Main idea: Discourse is grounded in physics and syntactic forms are implicitly causal
Not only does it [force dynamics] apply to expressions in the physical domain like leaning on or dragging, but it also plays an important role in expressions involving psychological forces (e.g. wanting or being urged). Furthermore, the concept of force dynamics can be extended to discourse. For example, the situation in which speakers A and B argue, after which speaker A gives in to speaker B, exhibits a force dynamic pattern
Linguistically, force dynamics are a good grounding framework. The paper didn't come with code or test results, so nothing of this theory might actually work.
The extraction mechanism consists minimally of these steps: identify participants of each event (e.g., predicate-argument structure), classify causal and non-causal relations between participants, classify entity qualitative state changes (or no change), and infer entity coreference links (incl. set/member and part/whole relations). The semantic classification tasks depend largely on a survey of English language data, cross-linguistic analyses, and recent experiments using transfer learning that provide evidence of the highly predictive mapping between surface syntax and causal, force-dynamic meaning
As often in machine learning, the idea is a special case of transforming a discrete structure, like a grammatical dependency tree, into a differentiable structure like a graph or tensor that can be handed to a model directly (see: Dependency Forest).

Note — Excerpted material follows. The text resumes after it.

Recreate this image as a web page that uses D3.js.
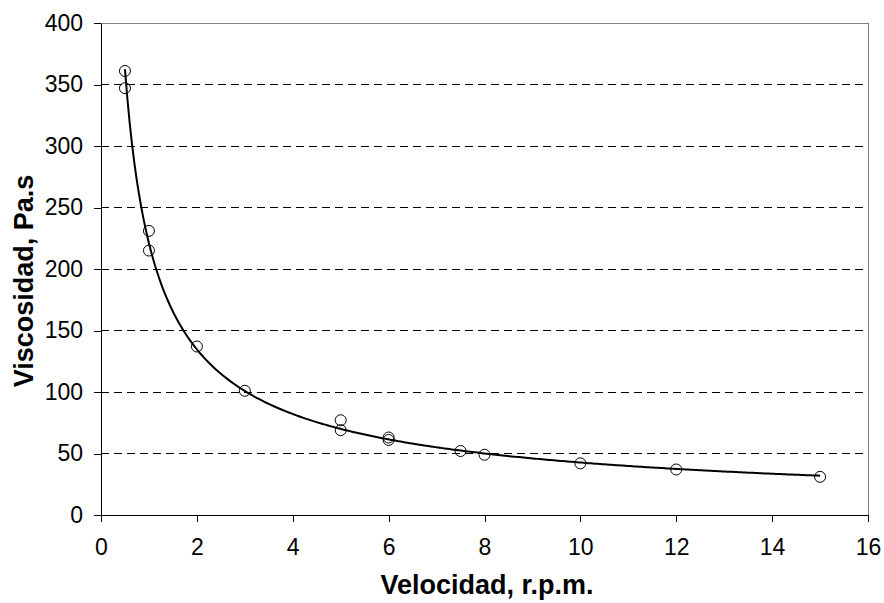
<!DOCTYPE html>
<html>
<head>
<meta charset="utf-8">
<script src="https://cdn.jsdelivr.net/npm/d3@7"></script>
<style>
  body { margin: 0; background: #fff; }
  text { font-family: Arial, "Liberation Sans", sans-serif; }
</style>
</head>
<body>
<div id="SVG_CONTAINER"></div>
<script>
// measured points (velocidad rpm, viscosidad Pa.s)
const velocidad  = [0.5, 0.5, 1, 1, 2, 3, 5, 5, 6, 6, 7.5, 8, 10, 12, 15];
const viscosidad = [361, 347, 231, 215, 137, 101, 77, 69, 63, 61, 52, 49, 42, 37, 31];
const xTicks = [0, 2, 4, 6, 8, 10, 12, 14, 16];
const yTicks = [0, 50, 100, 150, 200, 250, 300, 350, 400];

const width = 884, height = 603;
const margin = {top: 23, right: 16, bottom: 88, left: 101};
const iw = width - margin.left - margin.right,
      ih = height - margin.top - margin.bottom;

const svg = d3.select("#SVG_CONTAINER").append("svg")
    .attr("width", width).attr("height", height);
const g = svg.append("g")
    .attr("transform", "translate(" + margin.left + "," + margin.top + ")");

const x = d3.scaleLinear().domain([0, 16]).range([0, iw]);
const y = d3.scaleLinear().domain([0, 400]).range([ih, 0]);

// gridlines (dashed)
g.selectAll(".grid").data(yTicks.filter(t => t > 0 && t < 400)).enter()
    .append("line")
    .attr("x1", 0).attr("x2", iw)
    .attr("y1", d => y(d)).attr("y2", d => y(d))
    .attr("stroke", "#000").attr("stroke-width", 1)
    .attr("stroke-dasharray", "8,5")
    .attr("shape-rendering", "crispEdges");

// plot area border top/right in gray
g.append("line").attr("x1", 0).attr("x2", iw).attr("y1", 0).attr("y2", 0)
    .attr("stroke", "#808080").attr("shape-rendering", "crispEdges");
g.append("line").attr("x1", iw).attr("x2", iw).attr("y1", 0).attr("y2", ih)
    .attr("stroke", "#808080").attr("shape-rendering", "crispEdges");

// axes
const xAxis = g.append("g")
    .attr("transform", "translate(0," + ih + ")")
    .call(d3.axisBottom(x).tickValues(xTicks).tickSize(7).tickPadding(17).tickSizeOuter(0));
const yAxis = g.append("g")
    .call(d3.axisLeft(y).tickValues(yTicks).tickSize(7).tickPadding(11).tickSizeOuter(0));
[xAxis, yAxis].forEach(a => {
    a.selectAll("path, line").attr("stroke", "#000").attr("shape-rendering", "crispEdges");
    a.selectAll("text").attr("font-size", "23px").attr("fill", "#000")
        .style("font-family", "Arial, 'Liberation Sans', sans-serif");
});

// power trendline fitted from the data (least squares in log-log)
const lx = velocidad.map(Math.log), ly = viscosidad.map(Math.log);
const mx = d3.mean(lx), my = d3.mean(ly);
const b = d3.sum(lx, (v, i) => (v - mx) * (ly[i] - my)) / d3.sum(lx, v => (v - mx) * (v - mx));
const a = Math.exp(my - b * mx);
const xs = d3.range(0, 301).map(i => 0.5 + (15 - 0.5) * i / 300);
g.append("path")
    .datum(xs)
    .attr("fill", "none").attr("stroke", "#000").attr("stroke-width", 2)
    .attr("d", d3.line().x(d => x(d)).y(d => y(a * Math.pow(d, b))));

// data points
g.selectAll(".pt").data(velocidad).enter()
    .append("circle")
    .attr("cx", d => x(d))
    .attr("cy", (d, i) => y(viscosidad[i]))
    .attr("r", 5.5)
    .attr("fill", "none").attr("stroke", "#000").attr("stroke-width", 1);

// axis titles
svg.append("text")
    .attr("x", 487).attr("y", 594)
    .attr("text-anchor", "middle")
    .attr("font-size", "27px").attr("font-weight", "bold")
    .text("Velocidad, r.p.m.");
svg.append("text")
    .attr("transform", "translate(33,281) rotate(-90)")
    .attr("text-anchor", "middle")
    .attr("font-size", "27px").attr("font-weight", "bold")
    .text("Viscosidad, Pa.s");
</script>
</body>
</html>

[... the model] directly takes full dependency trees as inputs. Our model can be understood as a soft-pruning approach that automatically learns how to selectively attend to the relevant sub-structures useful for the relation extraction task.

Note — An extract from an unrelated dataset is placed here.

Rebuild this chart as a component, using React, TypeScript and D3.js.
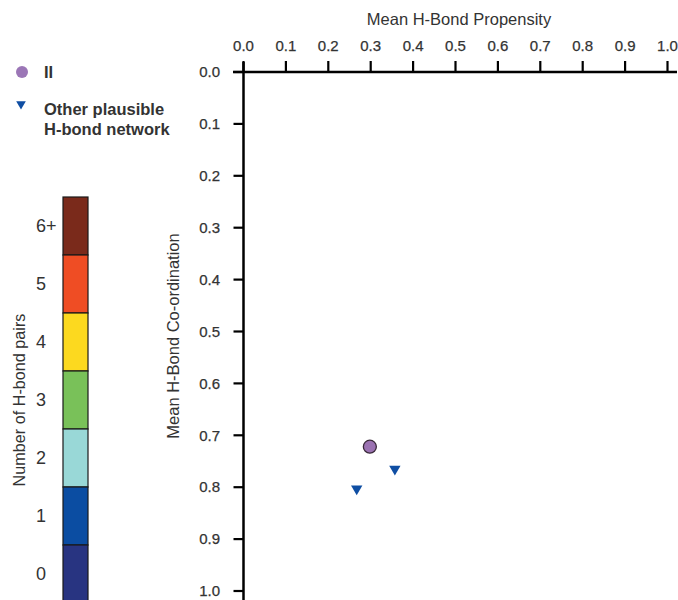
import React from "react";
import * as d3 from "d3";

const xTicks = [0, 0.1, 0.2, 0.3, 0.4, 0.5, 0.6, 0.7, 0.8, 0.9, 1.0];
const yTicks = [0, 0.1, 0.2, 0.3, 0.4, 0.5, 0.6, 0.7, 0.8, 0.9, 1.0];

const circlePoints = [{ x: 0.298, y: 0.722 }];
const trianglePoints = [
  { x: 0.267, y: 0.803 },
  { x: 0.357, y: 0.765 },
];

const bandLabels = ["6+", "5", "4", "3", "2", "1", "0"];
const bandColors = ["#7a2a1b", "#ef4d24", "#fcd91f", "#79c159", "#99d8d7", "#0b4da2", "#283481"];

const FONT = "Liberation Sans, Arial, sans-serif";
const TXT = "#333333";

export default function App() {
  const x = d3.scaleLinear().domain([0, 1]).range([243.5, 667.5]);
  const y = d3.scaleLinear().domain([0, 1]).range([72, 591]);
  const band = d3.scaleBand().domain(bandLabels).range([197, 603]).padding(0);
  const tri = d3.symbol().type(d3.symbolTriangle).size(56)();

  return (
    <svg width={678} height={600} style={{ position: "absolute", left: 0, top: 0 }} fontFamily={FONT}>
      <rect width={678} height={600} fill="#fff" />
      {/* Top axis title */}
      <text x={459} y={25} textAnchor="middle" fontSize={16.5} fill={TXT}>
        Mean H-Bond Propensity
      </text>
      {/* X axis */}
      <line x1={233} x2={677} y1={y(0)} y2={y(0)} stroke="#000" strokeWidth={2.5} />
      {xTicks.map((t) => (
        <g key={"x" + t}>
          <line x1={x(t)} x2={x(t)} y1={y(0) - 11} y2={y(0)} stroke="#000" strokeWidth={2.2} />
          <text x={x(t)} y={51} textAnchor="middle" fontSize={15} fill={TXT} stroke={TXT} strokeWidth={0.25}>
            {d3.format(".1f")(t)}
          </text>
        </g>
      ))}
      {/* Y axis */}
      <line x1={x(0)} x2={x(0)} y1={62} y2={600} stroke="#000" strokeWidth={2.5} />
      {yTicks.map((t) => (
        <g key={"y" + t}>
          <line x1={x(0) - 10} x2={x(0)} y1={y(t)} y2={y(t)} stroke="#000" strokeWidth={2.2} />
          <text x={220} y={y(t)} dy="0.35em" textAnchor="end" fontSize={15} fill={TXT} stroke={TXT} strokeWidth={0.25}>
            {d3.format(".1f")(t)}
          </text>
        </g>
      ))}
      <text
        transform={`translate(179,336) rotate(-90)`}
        textAnchor="middle"
        fontSize={16.5}
        fill={TXT}
      >
        Mean H-Bond Co-ordination
      </text>
      {/* Points */}
      {trianglePoints.map((p, i) => (
        <path
          key={"t" + i}
          d={tri}
          transform={`translate(${x(p.x)},${y(p.y)}) rotate(180)`}
          fill="#0f4ea3"
        />
      ))}
      {circlePoints.map((p, i) => (
        <circle key={"c" + i} cx={x(p.x)} cy={y(p.y)} r={6.5} fill="#9b72b2" stroke="#3a2a3a" strokeWidth={1.3} />
      ))}
      {/* Legend */}
      <circle cx={22} cy={72} r={6} fill="#9b76b6" />
      <text x={44} y={78} fontSize={16.5} fontWeight="bold" fill={TXT}>II</text>
      <path d={d3.symbol().type(d3.symbolTriangle).size(40)()} transform="translate(21,104) rotate(180)" fill="#0f4ea3" />
      <text x={44} y={115} fontSize={16.5} fontWeight="bold" fill={TXT}>Other plausible</text>
      <text x={44} y={135} fontSize={16.5} fontWeight="bold" fill={TXT}>H-bond network</text>
      {/* Colorbar */}
      {bandLabels.map((l, i) => (
        <g key={"b" + l}>
          <rect x={63} y={band(l)!} width={25} height={band.bandwidth()} fill={bandColors[i]} stroke="#1a1a1a" strokeWidth={1.2} />
          <text x={36} y={band(l)! + band.bandwidth() / 2} dy="0.35em" fontSize={18} fill={TXT}>
            {l}
          </text>
        </g>
      ))}
      <text transform="translate(25,400) rotate(-90)" textAnchor="middle" fontSize={16.2} fill={TXT}>
        Number of H-bond pairs
      </text>
    </svg>
  );
}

People usually prune dependency tree's manually, but it might be better to let the model find the best prune of a tree.
[...] rule-based pruning strategies might eliminate some important information in the full tree. Intuitively, we develop a “soft pruning” strategy that transforms the original dependency tree into a fully connected edge-weighted graph.

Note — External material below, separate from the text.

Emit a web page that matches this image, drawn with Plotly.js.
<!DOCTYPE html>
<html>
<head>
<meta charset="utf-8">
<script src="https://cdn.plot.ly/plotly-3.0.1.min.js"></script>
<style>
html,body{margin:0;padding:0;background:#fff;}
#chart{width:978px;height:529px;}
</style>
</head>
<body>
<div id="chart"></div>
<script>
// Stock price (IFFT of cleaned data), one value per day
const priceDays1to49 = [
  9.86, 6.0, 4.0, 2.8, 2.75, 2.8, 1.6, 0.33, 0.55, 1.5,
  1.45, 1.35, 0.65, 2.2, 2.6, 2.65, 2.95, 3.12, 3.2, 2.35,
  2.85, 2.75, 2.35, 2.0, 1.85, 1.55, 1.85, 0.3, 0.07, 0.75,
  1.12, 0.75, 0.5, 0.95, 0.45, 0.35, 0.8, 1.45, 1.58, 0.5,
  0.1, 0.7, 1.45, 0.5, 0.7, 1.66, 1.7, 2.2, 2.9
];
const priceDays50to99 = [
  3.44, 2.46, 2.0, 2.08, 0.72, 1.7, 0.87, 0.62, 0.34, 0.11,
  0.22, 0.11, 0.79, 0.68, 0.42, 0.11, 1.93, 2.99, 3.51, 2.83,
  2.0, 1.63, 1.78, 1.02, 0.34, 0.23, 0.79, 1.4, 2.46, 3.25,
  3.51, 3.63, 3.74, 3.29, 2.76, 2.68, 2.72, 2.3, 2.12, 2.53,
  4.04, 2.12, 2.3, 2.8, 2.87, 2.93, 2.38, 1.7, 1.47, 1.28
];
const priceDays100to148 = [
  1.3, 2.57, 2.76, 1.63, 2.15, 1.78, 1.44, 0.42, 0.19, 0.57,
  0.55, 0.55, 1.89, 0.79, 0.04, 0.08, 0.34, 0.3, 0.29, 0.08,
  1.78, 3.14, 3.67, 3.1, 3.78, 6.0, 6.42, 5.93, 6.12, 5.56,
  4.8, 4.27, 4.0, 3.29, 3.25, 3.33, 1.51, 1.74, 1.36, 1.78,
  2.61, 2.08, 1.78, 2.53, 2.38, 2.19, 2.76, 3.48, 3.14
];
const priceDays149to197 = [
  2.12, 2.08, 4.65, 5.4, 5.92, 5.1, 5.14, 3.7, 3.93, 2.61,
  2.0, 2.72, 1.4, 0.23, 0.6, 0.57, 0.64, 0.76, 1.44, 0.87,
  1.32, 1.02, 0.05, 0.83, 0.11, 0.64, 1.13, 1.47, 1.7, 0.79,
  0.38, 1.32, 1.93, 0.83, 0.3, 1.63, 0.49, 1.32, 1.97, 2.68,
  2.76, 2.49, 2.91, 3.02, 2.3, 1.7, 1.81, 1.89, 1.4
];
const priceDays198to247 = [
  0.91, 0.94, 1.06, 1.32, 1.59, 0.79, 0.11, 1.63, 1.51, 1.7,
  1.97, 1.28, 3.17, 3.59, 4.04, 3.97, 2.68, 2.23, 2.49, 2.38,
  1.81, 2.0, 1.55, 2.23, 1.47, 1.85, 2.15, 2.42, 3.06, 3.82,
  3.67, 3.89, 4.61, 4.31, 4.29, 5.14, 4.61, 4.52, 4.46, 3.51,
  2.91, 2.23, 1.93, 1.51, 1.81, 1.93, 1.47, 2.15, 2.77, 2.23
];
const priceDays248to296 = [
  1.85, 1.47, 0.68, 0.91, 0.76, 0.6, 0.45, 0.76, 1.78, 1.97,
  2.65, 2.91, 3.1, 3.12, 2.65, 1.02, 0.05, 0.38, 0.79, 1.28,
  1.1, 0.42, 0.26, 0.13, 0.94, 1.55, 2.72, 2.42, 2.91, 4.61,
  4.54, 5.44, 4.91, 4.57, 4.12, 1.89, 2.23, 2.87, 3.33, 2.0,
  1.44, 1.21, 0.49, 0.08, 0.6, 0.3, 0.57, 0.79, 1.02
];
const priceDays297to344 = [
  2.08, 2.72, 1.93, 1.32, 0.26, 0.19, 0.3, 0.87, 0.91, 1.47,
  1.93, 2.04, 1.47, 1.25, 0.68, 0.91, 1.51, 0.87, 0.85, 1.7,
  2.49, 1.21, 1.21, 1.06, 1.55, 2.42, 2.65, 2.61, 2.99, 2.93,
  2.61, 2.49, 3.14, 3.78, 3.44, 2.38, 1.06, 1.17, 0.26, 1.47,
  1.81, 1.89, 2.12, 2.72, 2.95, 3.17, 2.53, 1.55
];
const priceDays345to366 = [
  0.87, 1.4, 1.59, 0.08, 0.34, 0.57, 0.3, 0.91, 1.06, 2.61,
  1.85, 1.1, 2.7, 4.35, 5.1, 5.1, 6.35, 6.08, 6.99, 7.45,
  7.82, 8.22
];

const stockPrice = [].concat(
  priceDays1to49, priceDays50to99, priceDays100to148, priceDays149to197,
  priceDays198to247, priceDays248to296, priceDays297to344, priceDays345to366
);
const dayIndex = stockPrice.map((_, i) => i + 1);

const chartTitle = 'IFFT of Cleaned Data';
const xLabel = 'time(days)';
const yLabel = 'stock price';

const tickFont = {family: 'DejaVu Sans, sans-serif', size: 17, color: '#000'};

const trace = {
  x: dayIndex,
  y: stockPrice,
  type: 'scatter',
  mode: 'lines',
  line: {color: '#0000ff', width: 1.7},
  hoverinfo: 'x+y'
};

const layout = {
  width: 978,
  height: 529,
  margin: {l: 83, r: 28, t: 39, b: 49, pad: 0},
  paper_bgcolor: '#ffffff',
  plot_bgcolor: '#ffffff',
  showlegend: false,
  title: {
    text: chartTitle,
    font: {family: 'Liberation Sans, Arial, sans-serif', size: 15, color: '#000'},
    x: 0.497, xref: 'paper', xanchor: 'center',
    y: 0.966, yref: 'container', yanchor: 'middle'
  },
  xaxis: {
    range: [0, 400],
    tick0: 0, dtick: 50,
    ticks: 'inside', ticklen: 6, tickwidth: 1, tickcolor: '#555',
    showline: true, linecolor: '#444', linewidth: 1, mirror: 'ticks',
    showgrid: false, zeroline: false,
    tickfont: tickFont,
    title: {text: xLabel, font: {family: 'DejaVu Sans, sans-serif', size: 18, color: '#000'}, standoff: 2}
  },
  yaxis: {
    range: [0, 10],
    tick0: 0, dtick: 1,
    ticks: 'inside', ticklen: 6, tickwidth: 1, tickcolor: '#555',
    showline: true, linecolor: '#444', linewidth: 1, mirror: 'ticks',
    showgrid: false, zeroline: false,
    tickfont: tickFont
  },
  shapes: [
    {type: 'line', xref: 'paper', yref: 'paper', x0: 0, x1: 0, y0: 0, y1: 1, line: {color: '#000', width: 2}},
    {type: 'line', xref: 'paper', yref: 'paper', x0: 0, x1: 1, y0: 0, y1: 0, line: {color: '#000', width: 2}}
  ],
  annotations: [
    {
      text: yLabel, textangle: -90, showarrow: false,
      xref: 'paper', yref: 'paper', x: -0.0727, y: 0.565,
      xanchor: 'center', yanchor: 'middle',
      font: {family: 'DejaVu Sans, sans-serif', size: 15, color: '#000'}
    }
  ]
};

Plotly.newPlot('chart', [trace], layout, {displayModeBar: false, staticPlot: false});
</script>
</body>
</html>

These weights can be viewed as the strength of relatedness between nodes, which can be learned in an end-to-end fashion by using self-attention mechanism
Problem: Dependency trees are about syntax and often miss direct, higher level relations between two words.
We introduce a broad-coverage, data-driven and linguistically sound set of transformations, that makes event-structure and many lexical relations explicit.
It doesn't look like much, but it is when you're writing
pattern matching rules like
shot|dobj|personA shot|subj|personB to find the sentences in a corpus where someone got shot. With enrichment you'd miss the sentence from above.
With enriched dependencies, the shortest dependency path (SDP), between two entities (Sheriff and Bob) can become shorter and simpler. That means linguistic patterns overall are easier to create and have higher recall.
From 2004, but Still Relevant
This thesis has a lot of gems about how grammars and reasoning differ by scientific domain. It includes lots of linguistic corpus analysis, including Molecular Biology.
However the field of molecular biology is fundamentally different from that of clinical narrative reports which in turn necessitates its own sublanguage grammar.
This representation makes use of essentially similar entities but needs to capture the molecular pathway relationships which are particular to the biomolecular domain.
Categories and themes for the biomolecular domain
Immediately relevant to the present project on causation are the actions activate, act upon, cause, generate, modify and promote all of which can be subsumed under the heading of cause in the sublanguage analysis.
And... Causation has no one Meaning (Polysemy)
Within each scientific sub-domain, scientists seek to discover the mechanisms of causal relations specific to the phenomena under observation. In fundamental particle physics, the production of electron anti-neutrinos is related causally to the decay of electron neutrinos. By way of contrast causation in genetics is frequently expressed in terms of disruption or disturbance in chemical base pairs making up DNA.